** Begin Entries supplied **

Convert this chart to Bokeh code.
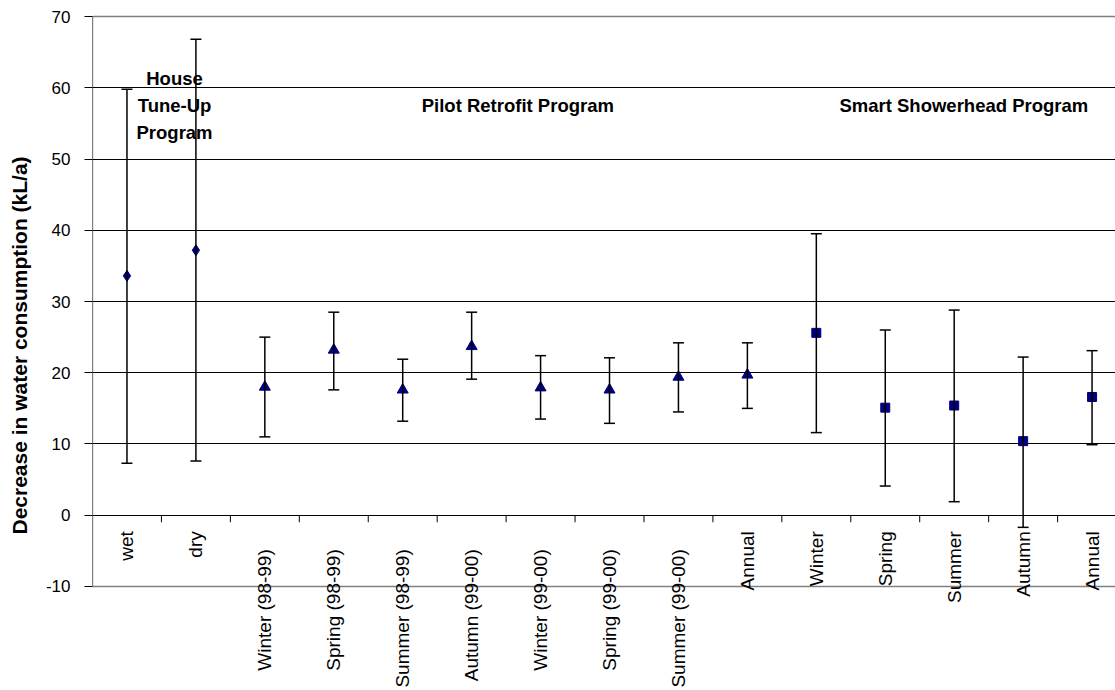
import math
from bokeh.plotting import figure
from bokeh.models import (ColumnDataSource, Whisker, TeeHead, LabelSet, Label,
                          FixedTicker, Grid, Range1d)
from bokeh.core.properties import value
from bokeh.embed import file_html
from bokeh.resources import INLINE

categories = ["wet", "dry", "Winter (98-99)", "Spring (98-99)", "Summer (98-99)",
              "Autumn (99-00)", "Winter (99-00)", "Spring (99-00)", "Summer (99-00)",
              "Annual", "Winter", "Spring", "Summer", "Autumn", "Annual"]

# House Tune-Up Program (wet, dry)
htu_values = [33.6, 37.2]
htu_upper = [59.8, 66.8]
htu_lower = [7.3, 7.6]

# Pilot Retrofit Program
prp_values = [18.0, 23.2, 17.6, 23.7, 17.9, 17.6, 19.4, 19.7]
prp_upper = [25.0, 28.5, 21.9, 28.5, 22.4, 22.1, 24.2, 24.2]
prp_lower = [11.0, 17.6, 13.2, 19.1, 13.5, 12.9, 14.5, 15.0]

# Smart Showerhead Program
ssp_values = [25.6, 15.1, 15.4, 10.4, 16.6]
ssp_upper = [39.5, 26.0, 28.8, 22.2, 23.1]
ssp_lower = [11.6, 4.1, 1.9, -1.7, 9.9]

y_ticks = [-10, 0, 10, 20, 30, 40, 50, 60, 70]
y_title = "Decrease in water consumption (kL/a)"
program_titles = ["House\nTune-Up\nProgram", "Pilot Retrofit Program", "Smart Showerhead Program"]

NAVY = "#000080"
FONT = "Liberation Sans"

n = len(categories)
xc = [i + 0.5 for i in range(n)]
n1, n2 = len(htu_values), len(prp_values)

p = figure(width=1115, height=690, x_range=Range1d(0, 14.84), y_range=Range1d(-24.6, 72.25),
           output_backend="svg", toolbar_location=None, x_axis_location=None,
           min_border_left=92, min_border_right=0, min_border_top=0, min_border_bottom=0)
p.outline_line_color = None
p.background_fill_color = "white"
p.border_fill_color = "white"

# grid
p.xgrid.visible = False
p.ygrid.ticker = FixedTicker(ticks=[t for t in y_ticks if y_ticks[0] < t < y_ticks[-1]])
p.ygrid.grid_line_color = "black"
p.ygrid.grid_line_width = 1
p.add_layout(Grid(dimension=1, ticker=FixedTicker(ticks=[y_ticks[0], y_ticks[-1]]),
                  grid_line_color="#808080", grid_line_width=1.5))

# y axis
ya = p.yaxis[0]
ya.ticker = FixedTicker(ticks=y_ticks)
ya.axis_line_color = None
ya.major_tick_line_color = "black"
ya.major_tick_in = 0
ya.major_tick_out = 8
ya.minor_tick_line_color = None
ya.major_label_overrides = {t: str(t) for t in y_ticks}
ya.major_label_text_font = FONT
ya.major_label_text_font_size = "17px"
ya.major_label_text_color = "black"
ya.major_label_standoff = 14
ya.axis_label = y_title
ya.axis_label_text_font = FONT
ya.axis_label_text_font_style = "bold"
ya.axis_label_text_font_size = "21px"
ya.axis_label_text_color = "black"
ya.axis_label_standoff = 12

# value-axis line only over the labelled span
p.segment(x0=[0], y0=[y_ticks[0]], x1=[0], y1=[y_ticks[-1]], line_color="black", line_width=1.2)

# category tick marks on the zero line
p.ray(x=list(range(1, n)), y=[0] * (n - 1), length=7, length_units="screen",
      angle=-math.pi / 2, line_color="black", line_width=1)

# error bars + markers
groups = [
    (xc[:n1], htu_values, htu_upper, htu_lower, "diamond", 11),
    (xc[n1:n1 + n2], prp_values, prp_upper, prp_lower, "triangle", 11),
    (xc[n1 + n2:], ssp_values, ssp_upper, ssp_lower, "square", 9),
]
for xs, vals, up, lo, marker, size in groups:
    src = ColumnDataSource(dict(x=xs, y=vals, upper=up, lower=lo))
    w = Whisker(source=src, base="x", upper="upper", lower="lower", dimension="height",
                line_color="black", line_width=1.5, level="glyph",
                upper_head=TeeHead(size=11, line_color="black", line_width=1.5),
                lower_head=TeeHead(size=11, line_color="black", line_width=1.5))
    p.add_layout(w)
    p.scatter(x="x", y="y", source=src, marker=marker, size=size,
              fill_color=NAVY, line_color=NAVY)

# category labels (rotated)
short = [i for i, c in enumerate(categories) if "(" not in c]
long_ = [i for i, c in enumerate(categories) if "(" in c]
for idx, off in ((short, -16), (long_, -34)):
    s = ColumnDataSource(dict(x=[xc[i] for i in idx], y=[0] * len(idx),
                              text=[categories[i] for i in idx]))
    p.add_layout(LabelSet(x="x", y="y", text="text", source=s, angle=math.pi / 2,
                          y_offset=off, text_align="right", text_baseline="middle",
                          text_font=value(FONT), text_font_size=value("19px"),
                          text_color="black"))

# program titles
for txt, xpos in zip(program_titles, [1.19, 6.17, 12.64]):
    p.add_layout(Label(x=xpos, y=57.5, text=txt, text_align="center", text_baseline="middle",
                       text_font=FONT, text_font_style="bold", text_font_size="18.5px",
                       text_color="black", text_line_height=1.3))

open("out.html", "w").write(file_html(p, INLINE))
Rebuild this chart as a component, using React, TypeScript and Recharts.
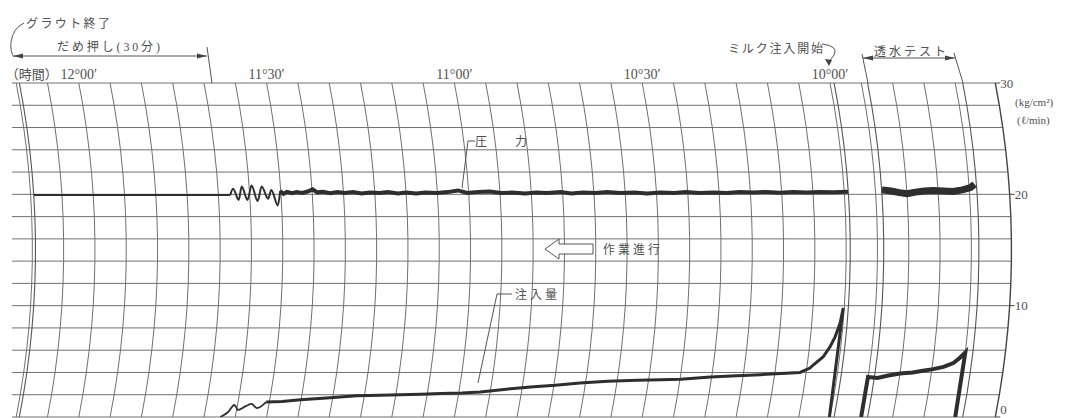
import React from "react";
import { LineChart, Line, XAxis, YAxis, ReferenceLine } from "recharts";

// time = minutes after 10:00 (the recorder runs right to left)
const timeTicks = [0, 30, 60, 90, 120];
const timeLabels = ["10°00′", "10°30′", "11°00′", "11°30′", "12°00′"];
const valueTicks = [0, 10, 20, 30];
const valueLevels = [0, 2, 4, 6, 8, 10, 12, 14, 16, 18, 20, 22, 24, 26, 28, 30];
const gridMinutes = [
  -20, -15, -10, -5, 0, 5, 10, 15, 20, 25, 30, 35, 40, 45, 50, 55, 60, 65, 70, 75, 80, 85, 90, 95, 100,
  105, 110, 115, 120, 125, 130,
];
const penSweeps = [129.5, -0.65, -6.0, -21.2];
const AXIS_T = -26.4;

// 圧力 (kg/cm²): hold period, swing after the pump stops, grouting, permeability test
const pressureHold = [[129.5, 19.95], [98.1, 19.95]];
const pressureSwing = [
  [98.1, 19.95], [97.6, 20.5], [96.8, 19.5], [96.2, 20.7], [95.4, 19.5], [94.6, 20.8],
  [93.8, 19.4], [93.0, 20.7], [92.1, 19.6], [91.5, 20.4], [90.6, 19.0], [90.1, 20.3],
];
const pressureGrout = [
  [90.1, 20.3], [89.6, 20.05], [89.0, 20.22], [88.2, 20.1], [87.5, 20.2], [86.6, 20.12], [85.7, 20.25],
  [84.9, 20.45], [84.2, 20.18], [83.3, 20.22], [82.1, 20.1], [81.0, 20.2], [79.8, 20.12], [78.5, 20.2],
  [77.1, 20.08], [75.8, 20.17], [74.2, 20.12], [72.9, 20.2], [71.3, 20.08], [70.0, 20.16], [68.4, 20.08],
  [66.9, 20.16], [65.1, 20.12], [63.4, 20.2], [61.7, 20.35], [60.2, 20.12], [58.5, 20.22], [56.6, 20.26],
  [54.8, 20.12], [53.1, 20.16], [51.0, 20.08], [49.2, 20.16], [47.5, 20.12], [45.3, 20.2], [43.6, 20.08],
  [41.8, 20.16], [39.7, 20.12], [37.9, 20.2], [35.8, 20.12], [33.6, 20.16], [31.5, 20.08], [29.4, 20.16],
  [27.2, 20.12], [25.3, 20.2], [23.1, 20.12], [21.0, 20.16], [18.8, 20.12], [16.7, 20.22], [14.5, 20.16],
  [12.4, 20.22], [10.3, 20.14], [8.2, 20.22], [6.0, 20.16], [3.9, 20.22], [1.8, 20.18], [-0.6, 20.24],
];
const pressureTest = [
  [-6.04, 20.4], [-7.5, 20.3], [-8.8, 20.15], [-10.0, 20.05], [-11.4, 20.2], [-12.8, 20.3],
  [-14.2, 20.35], [-15.8, 20.3], [-17.4, 20.25], [-18.9, 20.4], [-20.2, 20.6], [-20.9, 20.9],
];

// 注入量 (l/min)
const flowSettle = [
  [97.4, 0], [96.3, 0.45], [95.5, 1.08], [94.8, 0.63], [93.6, 1.0], [92.8, 1.17], [91.8, 0.8], [90.5, 1.35],
];
const flowGrout = [
  [90.5, 1.35], [88.0, 1.4], [85.1, 1.55], [81.0, 1.7], [76.2, 1.9], [72.5, 1.95], [69.3, 2.0],
  [66.0, 2.05], [62.9, 2.1], [59.5, 2.15], [56.6, 2.25], [52.5, 2.5], [48.7, 2.7], [44.8, 2.85],
  [40.9, 3.05], [36.5, 3.2], [31.8, 3.3], [28.0, 3.35], [24.9, 3.4], [20.2, 3.6], [16.0, 3.7],
  [12.3, 3.8], [9.0, 3.9], [6.0, 4.0], [4.5, 4.4], [4.06, 4.67], [2.64, 5.39], [1.73, 6.29],
  [1.09, 7.18], [0.48, 8.44], [0.16, 9.79], [0.1, 0],
];
const flowTest = [
  [-4.97, 0], [-4.97, 3.6], [-6.5, 3.5], [-8.0, 3.7], [-10.0, 3.9], [-12.0, 4.0], [-13.6, 4.15],
  [-15.2, 4.3], [-16.8, 4.5], [-18.3, 4.85], [-19.2, 5.3], [-20.0, 5.8], [-20.0, 0],
];

const W = 1072;
const H = 418;
const MARGIN = { top: 63, right: 17, bottom: 1, left: 12 };
const X_AXIS_H = 20;
const Y_AXIS_W = 40;
const T_MAX = 130.67;
const T_MIN = -29.55;
const PLOT_W = W - MARGIN.left - MARGIN.right - Y_AXIS_W;
const PLOT_H = H - MARGIN.top - MARGIN.bottom - X_AXIS_H;
const PPM = PLOT_W / (T_MAX - T_MIN);
const PPU = PLOT_H / 30;
const ARC_R = 870;

const FONT = "'Liberation Serif', 'Noto Sans CJK JP', serif";
const GRID = "#707070";
const INK = "#2e2e2e";
const TEXT = "#505050";

// recorder paper: time lines are arcs, pen follows the same arc
const bulge = (v: number) =>
  Math.sqrt(ARC_R ** 2 - ((v - 15) * PPU) ** 2) - Math.sqrt(ARC_R ** 2 - (15 * PPU) ** 2);
const onArc = (t: number, v: number) => t - bulge(v) / PPM;
const toPoints = (rows: number[][]) => rows.map(([t, v]) => ({ x: onArc(t, v), y: v }));
const arc = (t: number) => valueLevels.map((v) => ({ x: onArc(t, v), y: v }));

function TimeTick({ x, y, payload }: any) {
  const label = timeLabels[timeTicks.indexOf(payload.value)];
  return (
    <g fontFamily={FONT} fill={TEXT}>
      {payload.value === 120 && (
        <text x={x - 21} y={y - 4} fontSize={13} textAnchor="end">
          （時間）
        </text>
      )}
      <text x={x} y={y - 4} fontSize={14} textAnchor="middle">
        {label}
      </text>
    </g>
  );
}

function ValueTick({ x, y, payload }: any) {
  const ax = x - (AXIS_T - T_MIN) * PPM + bulge(payload.value);
  const atEdge = payload.value === 0;
  return (
    <g>
      <line x1={ax} x2={ax + 5} y1={y} y2={y} stroke="#444" />
      <text
        x={ax + 5}
        y={atEdge ? y - 3 : y}
        dy={atEdge ? 0 : "0.35em"}
        fontSize={13}
        fontFamily={FONT}
        fill={TEXT}
      >
        {payload.value}
      </text>
    </g>
  );
}

function Annotations() {
  return (
    <svg width={W} height={H} style={{ position: "absolute", left: 0, top: 0, pointerEvents: "none" }}>
      <g fill={TEXT} fontFamily={FONT} fontSize={12}>
        <text x={26} y={28} textLength={84} lengthAdjust="spacing">グラウト終了</text>
        <text x={57} y={51} textLength={103} lengthAdjust="spacing">だめ押し(30分)</text>
        <text x={728} y={53} textLength={95} lengthAdjust="spacing">ミルク注入開始</text>
        <text x={874} y={56} textLength={72} lengthAdjust="spacing">透水テスト</text>
        <text x={475} y={146} textLength={52} lengthAdjust="spacing">圧　力</text>
        <text x={515} y={299} textLength={42} lengthAdjust="spacing">注入量</text>
        <text x={603} y={254} textLength={57} lengthAdjust="spacing">作業進行</text>
        <text x={1015} y={106} fontSize={11}>(kg/cm²)</text>
        <text x={1017} y={124} fontSize={11}>(ℓ/min)</text>
      </g>
      <g stroke="#555" fill="none" strokeWidth={1}>
        <path d="M24,23 Q13,28 11,42 Q10,52 14,57" />
        <line x1={14} y1={56} x2={207} y2={56} />
        <line x1={207} y1={47} x2={212} y2={83} />
        <path d="M822,44 Q839,46 834,55 Q831,59 829,62" />
        <line x1={863} y1={58} x2={955} y2={58} />
        <line x1={862} y1={54} x2={868} y2={83} />
        <line x1={954} y1={53} x2={963} y2={83} />
        <path d="M475,141 L468,141 L462,188" />
        <path d="M512,294 L497,294 L478,383" />
        <polygon points="545,249 559,239 559,244 593,244 593,254 559,254 559,259" fill="#fff" />
      </g>
      <g fill="#444">
        <polygon points="13,56 23,53.5 23,58.5" />
        <polygon points="207,56 197,53.5 197,58.5" />
        <polygon points="829,66 825,59 832,60" />
        <polygon points="863,58 873,55.5 873,60.5" />
        <polygon points="955,58 945,55.5 945,60.5" />
      </g>
    </svg>
  );
}

export default function App() {
  return (
    <div style={{ position: "absolute", left: 0, top: 0, width: W, height: H, background: "#fff" }}>
      <LineChart width={W} height={H} margin={MARGIN}>
        <XAxis
          type="number"
          dataKey="x"
          orientation="top"
          height={X_AXIS_H}
          domain={[T_MIN, T_MAX]}
          reversed
          allowDataOverflow
          ticks={timeTicks}
          interval={0}
          axisLine={false}
          tickLine={false}
          tickSize={0}
          tickMargin={0}
          tick={<TimeTick />}
        />
        <YAxis
          type="number"
          orientation="right"
          width={Y_AXIS_W}
          domain={[0, 30]}
          ticks={valueTicks}
          interval={0}
          allowDataOverflow
          axisLine={false}
          tickLine={false}
          tickSize={0}
          tickMargin={0}
          tick={<ValueTick />}
        />
        {valueLevels.map((v) => (
          <ReferenceLine
            key={`h${v}`}
            segment={[
              { x: T_MAX, y: v },
              { x: onArc(AXIS_T, v), y: v },
            ]}
            stroke={GRID}
            strokeWidth={1}
          />
        ))}
        {gridMinutes.map((t) => (
          <Line
            key={`g${t}`}
            data={arc(t)}
            dataKey="y"
            stroke={GRID}
            strokeWidth={1}
            dot={false}
            activeDot={false}
            isAnimationActive={false}
          />
        ))}
        {penSweeps.map((t) => (
          <Line
            key={`s${t}`}
            data={arc(t)}
            dataKey="y"
            stroke="#555"
            strokeWidth={1.1}
            dot={false}
            activeDot={false}
            isAnimationActive={false}
          />
        ))}
        <Line data={arc(AXIS_T)} dataKey="y" stroke="#444" strokeWidth={1.4} dot={false} activeDot={false} isAnimationActive={false} />
        <Line data={toPoints(pressureHold)} dataKey="y" stroke={INK} strokeWidth={2} dot={false} activeDot={false} isAnimationActive={false} />
        <Line data={toPoints(pressureSwing)} type="monotone" dataKey="y" stroke={INK} strokeWidth={2} dot={false} activeDot={false} isAnimationActive={false} />
        <Line data={toPoints(pressureGrout)} dataKey="y" stroke={INK} strokeWidth={4} dot={false} activeDot={false} isAnimationActive={false} />
        <Line data={toPoints(pressureTest)} dataKey="y" stroke={INK} strokeWidth={7} dot={false} activeDot={false} isAnimationActive={false} />
        <Line data={toPoints(flowSettle)} type="monotone" dataKey="y" stroke={INK} strokeWidth={1.8} dot={false} activeDot={false} isAnimationActive={false} />
        <Line data={toPoints(flowGrout)} dataKey="y" stroke={INK} strokeWidth={3} dot={false} activeDot={false} isAnimationActive={false} />
        <Line data={toPoints(flowTest)} dataKey="y" stroke={INK} strokeWidth={4} dot={false} activeDot={false} isAnimationActive={false} />
      </LineChart>
      <Annotations />
    </div>
  );
}
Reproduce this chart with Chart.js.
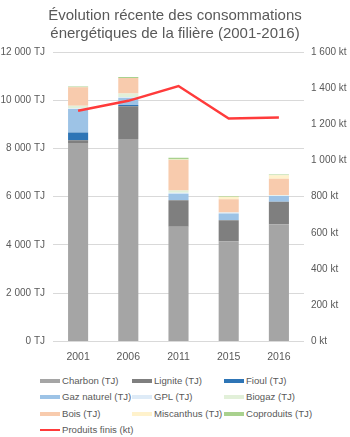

** End Entries supplied **

• [What is needed] Scan the entries above for the word "React" and collect each line holding it.

• [The reply]
Rebuild this chart as a component, using React, TypeScript and Recharts.
import React from "react";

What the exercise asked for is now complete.